The 25-yard catch carried from the Vols' 33-yard line to the 8 with around 40 seconds remaining. The Commodores scored two plays later, turning a 10-7 deficit into a dramatic 14-10 victory.
It was the first time since the 1920s that Vandy has beaten Tennessee in successive years, making Matthews' game-changing grab arguably the biggest play in one of the Commodores' biggest wins ever.
The Vols thought they had the game clinched moments earlier, when an official ruled they had stopped Vanderbilt short on a fourth-and-one play at Tennessee's 35-yard line. The ball was re-spotted upon video review, however, giving the Commodores a fresh set of downs. Everyone in Neyland Stadium knew Vandy would look for Matthews at this point but Tennessee still couldn't stop him.
"It was a ground-and-pound game a lot," Matthews said afterward. "A lot of our production came off running the ball and screen plays but we had to throw it deep on that last drive. Tennessee played a little bit of cloud coverage. They were trying (to create) a collision on the line with safety help over the top, so Austyn (Carta-Samuels) knew he couldn't put it too deep. He had to put it right in the honey hole.
"That just shows the accuracy he has a quarterback. He was able to fit it in there, and I was able to go make the play. That set us up for the score, so I was happy to be a part of it."
Ironically, the kill shot was delivered by backup quarterback Patton Robinette, who grew up in Maryville – just 15 miles from the UT campus – but was not recruited by the Vols. His five-yard run on a second-and-goal keeper capped a 12-play, 92-yard drive and provided the go-ahead score.
Matthews said it best: "For Patton to be able to go in and score like that – that last touchdown so close to his hometown – that's a storybook ending for him."
Robinette conceded that scoring the winning TD was "huge," then added: "But not for the reason of being from Maryville. It was huge for us as a team to come into Neyland, which is an intense environment, and come out with a win. That was huge for us. The fact I'm from Maryville just made it even sweeter."
Robinette produced a last-minute TD a week earlier at Kentucky by faking a run, then throwing a jump pass into the end zone. This time he faked the jump pass, freezing Tennessee's defense, then rambled into the end zone untouched.
Robinette's TD run represented an atonement of sorts. He cost Vandy a probable score by fumbling at the Vol 16-yard line earlier in the game.
"I wish I could have the fumble back," he said. "That's something that I'm pretty mad at myself about but we ended up finding a way to win."
Commodore head man James Franklin said earlier this week that Tennessee versus Vanderbilt isn't a rivalry because Vandy hasn't won often enough to qualify as a rival.
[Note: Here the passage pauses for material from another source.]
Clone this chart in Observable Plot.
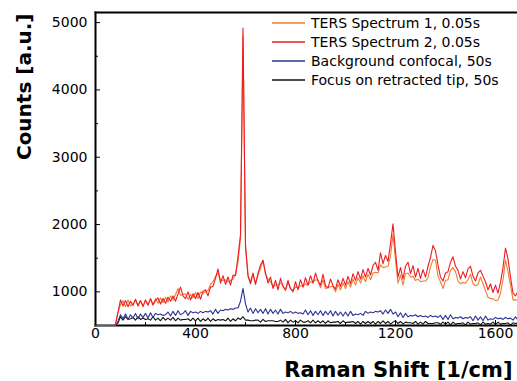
<!DOCTYPE html>
<html><head><meta charset="utf-8">
<script src="https://cdn.jsdelivr.net/npm/d3@7"></script>
<script src="https://cdn.jsdelivr.net/npm/@observablehq/plot@0.6"></script>
<style>
body{margin:0;background:#fff;font-family:"DejaVu Sans",sans-serif;}
#wrap{position:relative;width:517px;height:381px;overflow:hidden;background:#fff;}
#legend{position:absolute;left:0;top:0;}
</style></head><body><div id="wrap"></div>
<script>
// Raman shift grid (1/cm): values below are sampled every 10 1/cm from 0
const shiftStart = 0, shiftStep = 10;

const seriesNames = ["TERS Spectrum 1, 0.05s", "TERS Spectrum 2, 0.05s", "Background confocal, 50s", "Focus on retracted tip, 50s"];
const seriesColors = ["#f47b2c", "#ec1c24", "#2e3192", "#111111"];

// TERS Spectrum 1 (orange), one row per 100 1/cm
const ters1 = [
  500,500,500,500,500,500,500,500,510,690,
  810,870,780,880,790,820,880,800,870,790,
  870,810,890,800,900,830,910,840,920,850,
  940,880,960,1050,950,960,970,890,960,910,
  990,900,1000,980,1000,1020,1110,1150,1230,1280,
  1180,1170,1180,1150,1170,1190,1260,1450,1800,4800,
  1650,1260,1150,1260,1130,1250,1350,1460,1260,1190,
  1150,1080,1100,1100,1130,1100,1020,1140,1040,1030,
  1070,1060,1090,1080,1120,1100,1150,1140,1180,1170,
  1060,1180,1050,1060,1080,1080,1000,1110,1030,1130,
  1050,1150,1070,1190,1100,1210,1130,1240,1150,1260,
  1180,1280,1290,1280,1400,1360,1370,1380,1530,1850,
  1470,1130,1250,1100,1270,1280,1220,1230,1170,1190,
  1150,1160,1160,1210,1370,1480,1470,1230,1150,1050,
  1170,1180,1320,1360,1300,1160,1120,1140,1130,1180,
  1260,1120,1090,1110,1220,1120,1020,920,900,900,
  870,880,980,1180,1470,1300,1100,880,880,880
];

// TERS Spectrum 2 (red)
const ters2 = [
  500,500,500,500,500,500,500,500,520,700,
  880,790,870,780,860,800,890,790,870,780,
  880,800,900,810,870,910,820,900,830,920,
  860,940,860,970,1070,940,900,1000,880,970,
  900,990,890,1010,1030,940,1070,1080,1200,1340,
  1130,1240,1110,1220,1100,1250,1240,1520,1850,4920,
  1700,1230,1120,1280,1110,1270,1400,1470,1280,1130,
  1220,1050,1170,1030,1200,1080,1030,1170,1050,1000,
  1150,1030,1180,1070,1210,1100,1240,1130,1280,1160,
  1100,1260,1090,1060,1190,1090,1040,1180,1080,1200,
  1100,1230,1120,1270,1170,1300,1190,1330,1220,1350,
  1250,1390,1440,1320,1580,1420,1540,1450,1720,2010,
  1600,1220,1360,1190,1380,1440,1270,1390,1220,1350,
  1200,1330,1220,1380,1510,1690,1610,1400,1220,1160,
  1280,1300,1440,1520,1380,1320,1190,1300,1210,1340,
  1380,1230,1160,1280,1320,1230,1150,1030,1120,990,
  1100,980,1140,1360,1650,1490,1220,980,940,1010
];

// Background confocal (navy)
const background = [
  500,500,500,500,500,500,500,500,500,560,
  660,600,670,590,660,610,680,600,670,620,
  680,610,690,620,680,660,670,650,660,700,
  640,710,650,720,660,680,720,650,710,690,
  700,680,710,690,710,700,720,670,740,680,
  730,720,740,730,750,740,760,760,860,1050,
  820,700,760,680,750,690,740,680,750,670,
  740,680,730,670,740,680,700,690,710,680,
  700,680,690,670,730,660,720,650,710,660,
  720,650,710,660,720,640,710,650,700,640,
  700,640,710,650,670,660,680,650,710,680,
  700,690,710,700,720,670,730,680,740,670,
  700,630,690,620,680,630,650,640,660,630,
  650,630,640,620,650,630,640,620,650,590,
  650,590,660,600,620,610,630,600,620,610,
  630,570,640,580,630,570,640,580,600,590,
  620,600,610,590,620,600,610,580,630,580
];

// Focus on retracted tip (black)
const retracted = [
  500,500,500,500,500,500,500,500,500,540,
  630,580,630,590,600,620,580,630,590,610,
  590,600,580,630,580,610,570,620,580,610,
  580,620,570,610,580,590,590,600,570,610,
  570,610,560,600,570,610,560,600,570,590,
  580,590,570,610,560,600,570,610,590,630,
  580,580,570,570,580,580,550,590,560,570,
  570,570,560,560,580,550,590,540,580,550,
  570,540,580,550,550,570,540,580,540,570,
  540,570,530,570,540,550,550,560,530,570,
  540,550,550,560,530,560,520,560,530,560,
  530,560,520,560,530,570,530,560,520,550,
  570,530,560,520,550,540,540,530,560,520,
  550,520,560,530,530,530,540,540,520,550,
  520,550,510,550,520,530,530,540,510,550,
  520,530,530,540,510,550,520,530,520,550,
  510,550,520,530,530,540,510,540,530,540
];

const xDomain = [0, 1688];
const yDomain = [500, 5150];
const xMajorTicks = [0, 400, 800, 1200, 1600];
const xMinorTicks = [200, 600, 1000, 1400];
const yMajorTicks = [1000, 2000, 3000, 4000, 5000];
const yMinorTicks = [1500, 2500, 3500, 4500];
const xTitle = "Raman Shift [1/cm]";
const yTitle = "Counts [a.u.]";

const seriesValues = [ters1, ters2, background, retracted];
const rows = [];
seriesValues.forEach((vals, s) => vals.forEach((v, i) =>
  rows.push({series: seriesNames[s], shift: shiftStart + i * shiftStep, counts: v})));

// drawing order: black, navy, orange, red (red on top)
const drawOrder = [3, 2, 0, 1];

const chart = Plot.plot({
  width: 517, height: 381,
  marginTop: 12, marginBottom: 56, marginLeft: 95, marginRight: 0,
  x: {domain: xDomain},
  y: {domain: yDomain},
  style: {fontFamily: "DejaVu Sans", fontSize: "14px", color: "#000", background: "#fff", overflow: "visible"},
  marks: [
    Plot.frame({anchor: "left", strokeWidth: 2, stroke: "#000"}),
    Plot.frame({anchor: "top", strokeWidth: 2, stroke: "#000"}),
    Plot.frame({anchor: "bottom", strokeWidth: 2, stroke: "#000"}),
    ...drawOrder.map(s => Plot.line(rows.filter(r => r.series === seriesNames[s]),
      {x: "shift", y: "counts", stroke: seriesColors[s], strokeWidth: 1.1})),
    Plot.axisX({ticks: xMajorTicks, tickSize: -5, tickPadding: 8, tickFormat: d => String(d), label: null, fontSize: 14}),
    Plot.axisX({ticks: xMinorTicks, tickSize: -3, tickFormat: () => "", label: null}),
    Plot.axisY({ticks: yMajorTicks, tickSize: -5, tickPadding: 13, tickFormat: d => String(d), label: null, fontSize: 14}),
    Plot.axisY({ticks: yMinorTicks, tickSize: -3, tickFormat: () => "", label: null}),
    Plot.text([xTitle], {frameAnchor: "bottom-right", textAnchor: "end", lineAnchor: "bottom", dx: -5, dy: 51, fontSize: 21, fontWeight: "bold", text: d => d}),
    Plot.text([yTitle], {frameAnchor: "top-left", rotate: -90, textAnchor: "end", lineAnchor: "middle", dx: -71, dy: 1, fontSize: 20, fontWeight: "bold", text: d => d})
  ]
});
const wrap = document.getElementById("wrap");
wrap.append(chart);

// Legend overlay (inside plot area, top right)
const legendSvg = d3.create("svg")
  .attr("id", "legend")
  .attr("width", 517).attr("height", 100)
  .style("position", "absolute").style("left", "0px").style("top", "0px")
  .style("font-family", "DejaVu Sans").style("font-size", "14px");
seriesNames.forEach((name, s) => {
  const cy = 23 + s * 19;
  legendSvg.append("line")
    .attr("x1", 272).attr("x2", 305).attr("y1", cy).attr("y2", cy)
    .attr("stroke", seriesColors[s]).attr("stroke-width", 1.3);
  legendSvg.append("text")
    .attr("x", 311).attr("y", cy).attr("dy", "0.35em")
    .attr("fill", "#000").text(name);
});
wrap.append(legendSvg.node());
</script>
</body></html>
Robinette agreed, even though the Dores have claimed the last two meetings.
"I still think we have a long way to go to make it a rivalry, to be quite honest," he said. "They were flashing the all-time (series) record on the scoreboard, and we're a long way off. But we're making headway and we're keeping it competitive."
Although the game featured the usual assortment of jawing, personal fouls and unsportsmanlike-conduct penalties, the visitors expressed respect for the Vol program.
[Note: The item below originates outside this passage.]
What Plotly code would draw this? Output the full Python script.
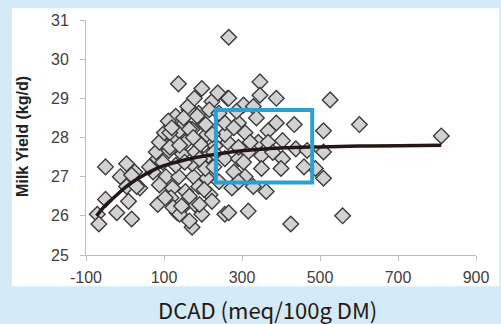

"Tennessee's a great team," Matthews said. "All respect to Tennessee. Those guys fought hard. We fought hard, too. The guys just stayed resilient. We hung with it."
Franklin had kind words for the Big Orange, too.
"I have tremendous respect for the University of Tennessee … tremendous respect for their coaches," he said. "Coach Jones does a great job. Their fans … this is an impressive place. This is what we're trying to create at Vanderbilt … a home-field advantage.
"All the respect to the University of Tennessee. I hope they stay healthy and finish out the year well."